I don’t understand how you can possibly think that someone’s contribution to the world is so outsized as to be worth millions of times that of say a teacher or a care worker. Would the world really be that much a worse place without bezos? I actually think there’s a decent argument to be made that it would be better…
Have you just swallowed the idea that the market value of something is equal to its value to society?
I guess I would like to hear your justification that billionaire’s deserve their wealth, bearing in mind that this typically does come at the expense of others.
They deserve their wealth because you keep buying and using their products. If everyone who hated billionaires stopped using amazon tomorrow, Bezos would be in serious trouble.
But alas, Bezos offers a service that enormous amounts of people seemingly can't quit using, which to me (and the market that prices it), is infact worth hundreds of billions.
I haven't used amazon in 2 years. I'm sick of sitting in peoples apartments listening to them cry about billionaires while I'm tripping over prime boxes to get to the bathroom. Wake up.
>They deserve their wealth because you keep buying and using their products.
Can you elaborate on this? It doesn't follow at all to me. If somebody makes billions and another person makes thousands, but the billionaire does not work proportionally hard or deliver proportional value to society or does not behave morally, and I buy products from both people, you may (and should) criticize me. However, there's no logical reason that means the billionaire "deserves" all their wealth, if we are using the word "deserve" by its normal conversational definition. The offloading of 100% of responsibility to the consumer seems like a really weak scape-goat based on emotions.
Everyone involved was acting voluntarily. No one's forcing people to work at Amazon, nor to buy from Amazon. We all set up these rules of the game, and he played and won.
Don't get me wrong, I think he's an ass. He took Captain Kirk to space, but then dissed him on the ground to pour champagne on the desert. Also I really miss used book stores.

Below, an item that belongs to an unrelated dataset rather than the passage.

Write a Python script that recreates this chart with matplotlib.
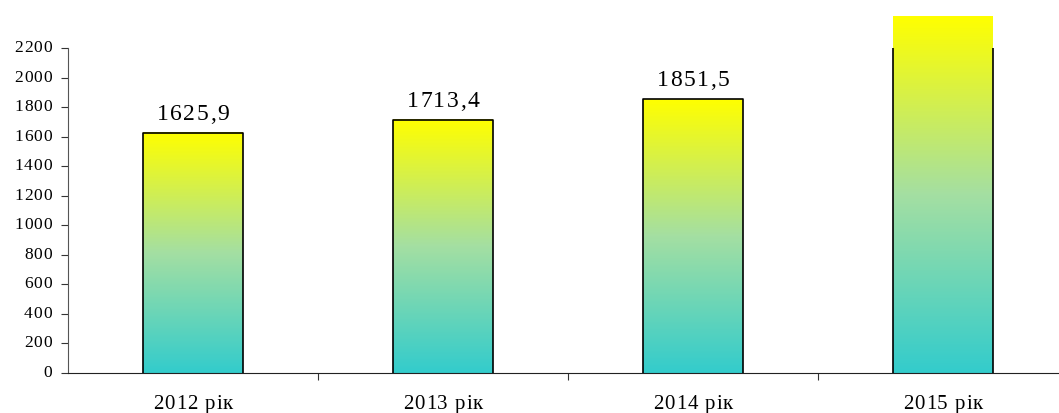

But as a businessman I don't see how he doesn't deserve what he has, he's earned it, eh?
I very much do put the blame on "the consumer", they are the ones who keep giving Bezos money!
Fixing wealth inequality doesn't necessitate throwing out the entire legal and economic system we have. Workers can form unions if they they are not being recognized. There is no need to topple capitalism so that amazon can become a nationalized business with an inverted pay hierarchy.
Legally, no. The company belongs to investors and the workers signed a contractual agreement with those investors.
Any single one of those workers could have spun off and sold their value to any other buyer willing to pay the price they(the worker) wanted. Most don't do this though because they are willing to take a lower pay in order to (greatly) mitigate risk.
Also, as you might be surprised to learn, workers already keep the majority of value they produce. Quick example: Gold mine owner lets workers keep 90% of everything they mine. Gold mine owner doesn't mine at all, but is by far the wealthiest person in the operation.
> Fixing wealth inequality doesn't necessitate throwing out the entire legal and economic system we have
I don't think anyone's suggesting that. More likely they are advocating for higher taxation on the highest earners and perhaps on the largest businesses (notably, we already had this in the 60s/70s/80s). This would leave us with largely the same economic system, except with a counterbalance to a key a flaw in the current setup: that in a given time period, those who already control capital can typically turn that into more capital with much less effort than those who don't start out with that capital.
Have you just swallowed the idea that the market value of something is equal to its value to society?
I guess I would like to hear your justification that billionaire’s deserve their wealth, bearing in mind that this typically does come at the expense of others.